I wonder how many times Paul sang the same words of praise King David had long ago:
“Look to the Lord and His strength; seek His face always.”
Christ is still building his people, and the One who began a good work in us will bring it to completion. God is the Architect of our salvation; the One who long ago began a good work in us and will bring it to completion. This means there are no incompletes. There are times when we aren’t making progress in our spiritual lives, when we feel incomplete, unfinished, or distressed by our shortcomings. In those seasons, we can remember and be confident in God’s promise and provision. Present conditions cannot hold us from the joy of knowing Christ and the joy Christ takes in knowing us. That’s what makes for holy confidence.
God is at work within our incompleteness, and He will finish what He’s begun. That’s the joy and saving truth of the Gospel.
“He who began a good work in us will carry it to completion on the day of Christ.”
At the same time, it’s our responsibility, just as it was the Philippians’, to cooperate with God so that the work may be completed. God’s grace puts us to work, it keeps us growing. God through Christ wants to shake the unsure out of us.
Take some moments to consider the places you’ve been, the beauty you’ve experienced, the ways you have changed and grown, and the ways you’ve suffered and still survived. Through all of it, you are here. Many of those circumstances and seasons we did not choose for ourselves. Some others we did, though we couldn’t have imagined what they would bring. God has brought you through all of them to this moment. Your life is God’s accomplishment; not despite the difficult seasons, but because of them.
Paul was quite certain that he would die in that Roman prison. Faced with the question of which was better, to live or to die, he knew that he would remain and that his life would continue for the sake of the progress of the Gospel and joy in the faith that comes from it, so Paul committed himself to their growth, to pray for people struggling from whatever it is that kept them from God, and encouraging others along in their spiritual journeys until Christ was formed within them.

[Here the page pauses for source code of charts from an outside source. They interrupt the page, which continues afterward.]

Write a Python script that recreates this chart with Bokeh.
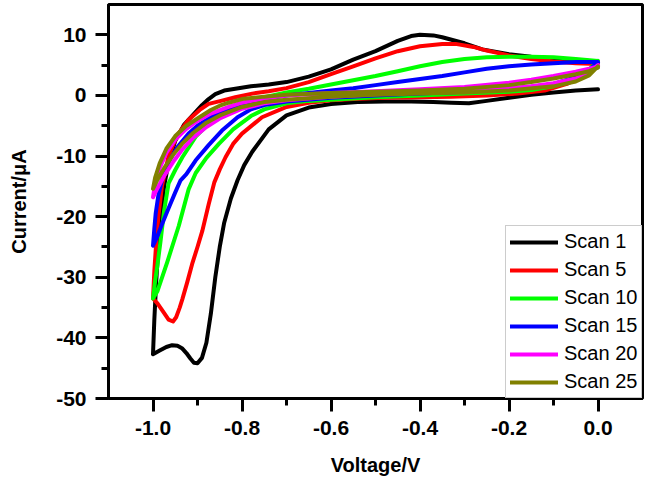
from bokeh.plotting import figure
from bokeh.models import FixedTicker, PrintfTickFormatter
from bokeh.embed import file_html
from bokeh.resources import INLINE

# Cyclic voltammograms: each scan = cathodic sweep (0 V -> -1.0 V) then anodic sweep back to 0 V
scan_labels = ["Scan 1", "Scan 5", "Scan 10", "Scan 15", "Scan 20", "Scan 25"]
scan_colors = ["#000000", "#FF0000", "#00FF00", "#0000FF", "#FF00FF", "#808000"]

# Scan 1
s1_cath_v = [0.0, -0.05, -0.1, -0.15, -0.2, -0.25, -0.29, -0.33, -0.37, -0.42, -0.48, -0.54, -0.6,
             -0.65, -0.7, -0.74, -0.777, -0.795, -0.81, -0.825, -0.84, -0.85, -0.86, -0.87, -0.88,
             -0.89, -0.9, -0.908, -0.916, -0.925, -0.935, -0.945, -0.957, -0.97, -0.985, -1.0]
s1_cath_i = [1.0, 0.8, 0.5, 0.1, -0.4, -0.9, -1.3, -1.2, -1.1, -1.0, -1.0, -1.1, -1.4,
             -2.0, -3.3, -5.6, -9.3, -11.5, -14.0, -17.0, -21.0, -25.0, -30.0, -36.0, -40.8,
             -43.3, -44.2, -44.1, -43.4, -42.5, -41.7, -41.3, -41.2, -41.5, -42.1, -42.7]
s1_anod_v = [-1.0, -0.997, -0.993, -0.988, -0.982, -0.975, -0.965, -0.95, -0.93, -0.91, -0.89,
             -0.875, -0.86, -0.84, -0.815, -0.78, -0.74, -0.7, -0.65, -0.6, -0.55, -0.5, -0.45,
             -0.42, -0.4, -0.37, -0.35, -0.3, -0.26, -0.2, -0.15, -0.1, -0.05, 0.0]
s1_anod_i = [-42.7, -37.0, -31.0, -25.0, -19.5, -15.0, -11.0, -7.5, -4.8, -3.2, -1.6,
             -0.6, 0.2, 0.8, 1.1, 1.5, 1.8, 2.2, 3.1, 4.3, 5.9, 7.3, 9.0,
             9.8, 10.0, 9.9, 9.6, 8.6, 7.6, 6.8, 6.4, 6.1, 5.8, 5.6]

# Scan 5
s5_cath_v = [0.0, -0.015, -0.035, -0.07, -0.12, -0.18, -0.25, -0.33, -0.4, -0.48, -0.55, -0.6,
             -0.65, -0.7, -0.755, -0.8, -0.82, -0.837, -0.85, -0.862, -0.875, -0.889, -0.9,
             -0.912, -0.923, -0.934, -0.94, -0.948, -0.955, -0.965, -0.978, -0.99, -1.0]
s5_cath_i = [5.2, 4.3, 3.2, 1.9, 0.8, 0.3, 0.0, -0.2, -0.3, -0.4, -0.6, -0.8,
             -1.2, -1.9, -3.6, -6.3, -8.0, -10.2, -12.2, -14.3, -18.0, -22.3, -25.0,
             -27.8, -30.8, -33.6, -35.0, -36.6, -37.3, -37.0, -35.6, -34.3, -33.5]
s5_anod_v = [-1.0, -0.997, -0.993, -0.988, -0.98, -0.965, -0.945, -0.92, -0.895, -0.875, -0.845,
             -0.815, -0.777, -0.74, -0.7, -0.65, -0.6, -0.55, -0.5, -0.45, -0.4, -0.35, -0.32,
             -0.28, -0.25, -0.2, -0.15, -0.1, -0.05, 0.0]
s5_anod_i = [-33.5, -29.0, -24.5, -20.0, -15.0, -10.0, -6.5, -4.0, -2.4, -1.4, -0.85,
             -0.3, 0.3, 0.7, 1.2, 2.2, 3.5, 4.8, 6.1, 7.3, 8.1, 8.5, 8.5,
             8.0, 7.4, 6.6, 6.0, 5.6, 5.3, 5.2]

# Scan 10
s10_cath_v = [0.0, -0.02, -0.05, -0.1, -0.15, -0.2, -0.3, -0.4, -0.5, -0.6, -0.65, -0.7, -0.75,
              -0.78, -0.82, -0.852, -0.88, -0.904, -0.92, -0.942, -0.968, -0.99, -1.0]
s10_cath_i = [5.7, 4.3, 2.8, 1.5, 0.9, 0.6, 0.3, 0.0, -0.3, -0.7, -0.9, -1.3, -2.3,
              -3.4, -5.6, -8.0, -10.3, -12.8, -15.5, -21.5, -27.5, -32.3, -33.5]
s10_anod_v = [-1.0, -0.995, -0.99, -0.983, -0.975, -0.965, -0.95, -0.934, -0.904, -0.88, -0.86,
              -0.83, -0.8, -0.78, -0.75, -0.7, -0.65, -0.6, -0.55, -0.5, -0.45, -0.4, -0.35,
              -0.3, -0.25, -0.2, -0.15, -0.1, -0.05, 0.0]
s10_anod_i = [-33.5, -30.5, -28.0, -24.0, -19.0, -14.5, -12.3, -10.2, -6.8, -5.0, -3.9,
              -2.6, -1.6, -0.9, -0.3, 0.5, 1.1, 1.8, 2.5, 3.2, 4.0, 4.8, 5.5,
              6.0, 6.3, 6.4, 6.4, 6.3, 6.0, 5.7]

# Scan 15
s15_cath_v = [0.0, -0.02, -0.05, -0.1, -0.2, -0.3, -0.4, -0.5, -0.6, -0.7, -0.75, -0.78, -0.81,
              -0.845, -0.875, -0.904, -0.925, -0.938, -0.95, -0.965, -0.98, -0.991, -1.0]
s15_cath_i = [5.5, 4.2, 3.0, 1.9, 1.0, 0.6, 0.3, 0.0, -0.4, -1.0, -1.6, -2.3, -3.6,
              -5.8, -8.2, -10.7, -13.0, -14.0, -16.0, -18.6, -21.3, -23.4, -24.8]
s15_anod_v = [-1.0, -0.997, -0.994, -0.988, -0.98, -0.965, -0.945, -0.92, -0.9, -0.87, -0.84,
              -0.8, -0.75, -0.7, -0.65, -0.6, -0.55, -0.5, -0.45, -0.4, -0.35, -0.3, -0.25,
              -0.2, -0.15, -0.1, -0.05, 0.0]
s15_anod_i = [-24.8, -22.0, -19.5, -16.5, -14.0, -11.0, -8.5, -6.3, -5.0, -3.6, -2.5,
              -1.4, -0.6, 0.0, 0.4, 0.8, 1.2, 1.7, 2.2, 2.7, 3.2, 3.8, 4.4,
              4.8, 5.1, 5.3, 5.5, 5.5]

# Scan 20
s20_cath_v = [0.0, -0.02, -0.05, -0.1, -0.15, -0.2, -0.3, -0.4, -0.5, -0.6, -0.7, -0.75, -0.8,
              -0.85, -0.88, -0.91, -0.935, -0.955, -0.975, -0.99, -1.0]
s20_cath_i = [5.0, 3.8, 2.8, 2.0, 1.5, 1.2, 0.8, 0.5, 0.2, -0.2, -0.8, -1.3, -2.2,
              -3.8, -5.2, -7.0, -9.0, -11.0, -13.3, -15.3, -16.8]
s20_anod_v = [-1.0, -0.995, -0.985, -0.97, -0.95, -0.925, -0.9, -0.87, -0.83, -0.8, -0.75,
              -0.7, -0.6, -0.5, -0.4, -0.3, -0.2, -0.15, -0.1, -0.05, -0.02, 0.0]
s20_anod_i = [-16.8, -14.5, -12.0, -9.5, -7.3, -5.5, -4.2, -3.0, -1.9, -1.2, -0.5,
              0.0, 0.4, 0.7, 1.0, 1.4, 2.1, 2.6, 3.2, 3.9, 4.4, 4.8]

# Scan 25
s25_cath_v = [0.0, -0.02, -0.05, -0.1, -0.2, -0.3, -0.4, -0.5, -0.6, -0.7, -0.75, -0.8, -0.85,
              -0.88, -0.91, -0.935, -0.955, -0.975, -0.99, -1.0]
s25_cath_i = [4.8, 3.3, 2.3, 1.5, 0.8, 0.5, 0.3, 0.1, -0.2, -0.7, -1.1, -1.9, -3.3,
              -4.5, -6.2, -8.0, -9.8, -12.0, -13.9, -15.4]
s25_anod_v = [-1.0, -0.995, -0.985, -0.97, -0.95, -0.925, -0.9, -0.87, -0.85, -0.83, -0.8,
              -0.75, -0.7, -0.6, -0.5, -0.4, -0.3, -0.2, -0.15, -0.1, -0.05, -0.02, 0.0]
s25_anod_i = [-15.4, -13.5, -11.2, -8.8, -6.7, -5.0, -3.8, -2.4, -1.7, -1.2, -0.6,
              -0.2, 0.1, 0.4, 0.6, 0.8, 1.1, 1.7, 2.2, 2.8, 3.5, 4.0, 4.6]

x_major = [-1.0, -0.8, -0.6, -0.4, -0.2, 0.0]
x_minor = [-0.9, -0.7, -0.5, -0.3, -0.1]
y_major = [-50, -40, -30, -20, -10, 0, 10]
y_minor = [-45, -35, -25, -15, -5, 5]

scans = [
    (s1_cath_v, s1_cath_i, s1_anod_v, s1_anod_i),
    (s5_cath_v, s5_cath_i, s5_anod_v, s5_anod_i),
    (s10_cath_v, s10_cath_i, s10_anod_v, s10_anod_i),
    (s15_cath_v, s15_cath_i, s15_anod_v, s15_anod_i),
    (s20_cath_v, s20_cath_i, s20_anod_v, s20_anod_i),
    (s25_cath_v, s25_cath_i, s25_anod_v, s25_anod_i),
]

FONT = "Liberation Sans"

p = figure(width=647, height=489, x_range=(-1.1, 0.1), y_range=(-50, 15),
           output_backend="svg", toolbar_location=None,
           min_border_left=108, min_border_right=5, min_border_top=4, min_border_bottom=91)
p.background_fill_color = "white"
p.border_fill_color = "white"
p.grid.visible = False
p.outline_line_color = "black"
p.outline_line_width = 3
p.outline_line_alpha = 1.0

for (cv, ci, av, ai), label, color in zip(scans, scan_labels, scan_colors):
    v = cv + av[1:]
    i = ci + ai[1:]
    p.line(v, i, line_color=color, line_width=4, line_join="round", line_cap="round",
           legend_label=label)

p.xaxis.ticker = FixedTicker(ticks=x_major, minor_ticks=x_minor)
p.yaxis.ticker = FixedTicker(ticks=y_major, minor_ticks=y_minor)
p.xaxis.formatter = PrintfTickFormatter(format="%.1f")
p.yaxis.formatter = PrintfTickFormatter(format="%d")

for ax in (p.xaxis[0], p.yaxis[0]):
    ax.axis_line_width = 3
    ax.axis_line_color = "black"
    ax.major_tick_line_width = 3
    ax.minor_tick_line_width = 3
    ax.major_tick_out = 13
    ax.major_tick_in = 0
    ax.minor_tick_out = 7
    ax.minor_tick_in = 0
    ax.major_label_text_font = FONT
    ax.major_label_text_font_style = "bold"
    ax.major_label_text_font_size = "21px"
    ax.major_label_text_color = "black"
    ax.axis_label_text_font = FONT
    ax.axis_label_text_font_style = "bold"
    ax.axis_label_text_font_size = "20px"
    ax.axis_label_text_color = "black"

p.xaxis.axis_label = "Voltage/V"
p.yaxis.axis_label = "Current/μA"
p.xaxis.major_label_standoff = 9
p.yaxis.major_label_standoff = 9
p.xaxis.axis_label_standoff = 16
p.yaxis.axis_label_standoff = 23

lg = p.legend[0]
lg.location = (397, 0)
lg.margin = 0
lg.padding = 4
lg.spacing = 5
lg.glyph_width = 48
lg.glyph_height = 20
lg.label_height = 20
lg.label_standoff = 6
lg.label_text_font = FONT
lg.label_text_font_size = "20px"
lg.label_text_color = "black"
lg.border_line_color = "#999999"
lg.border_line_width = 1
lg.background_fill_color = "white"
lg.background_fill_alpha = 1.0

open("out.html", "w").write(file_html(p, INLINE))
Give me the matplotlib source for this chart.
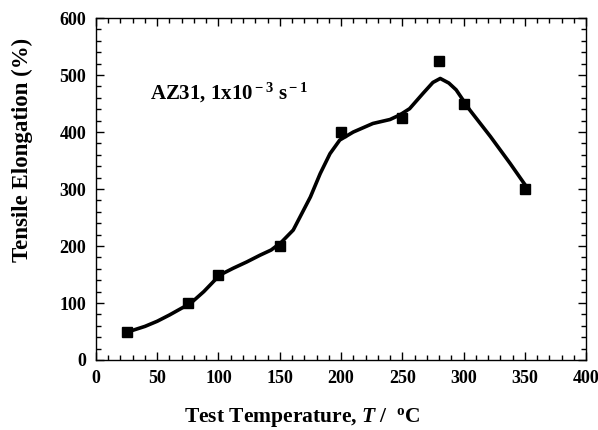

God is our way-maker. God is the Architect of our salvation; the One who long ago began a good work in us and will bring it to completion.
From the first notes of his letter, the Apostle Paul is out to shake the unsure out of the faithful in Philippi. Had Paul brought the praises of King David with him to the faithful in Philippi:
“Do not touch my anointed ones; do my prophets no harm. Sing to the LORD, all the earth; proclaim his salvation day after day.”
What needs to be shaken alive and coaxed out of us, so that we might gain a full, confident, complete voice—the voice we always had? What’s locked up within us that could be set free to proclaim the Gospel with one strong voice—loud, confident, and complete? God through Christ wants to shake the unsure out of us. Then God in Christ will fill us with the laughter of heaven and be our joy. It will not be His blessings or the innumerable gifts of His grace that will be our joy, but Christ Himself, and Christ alone.
God is the Architect of our salvation, our way-maker; the One who long ago began a good work in us and will bring it to completion.
All praises to the One who made it all and finds it beautiful! Alleluia! Amen.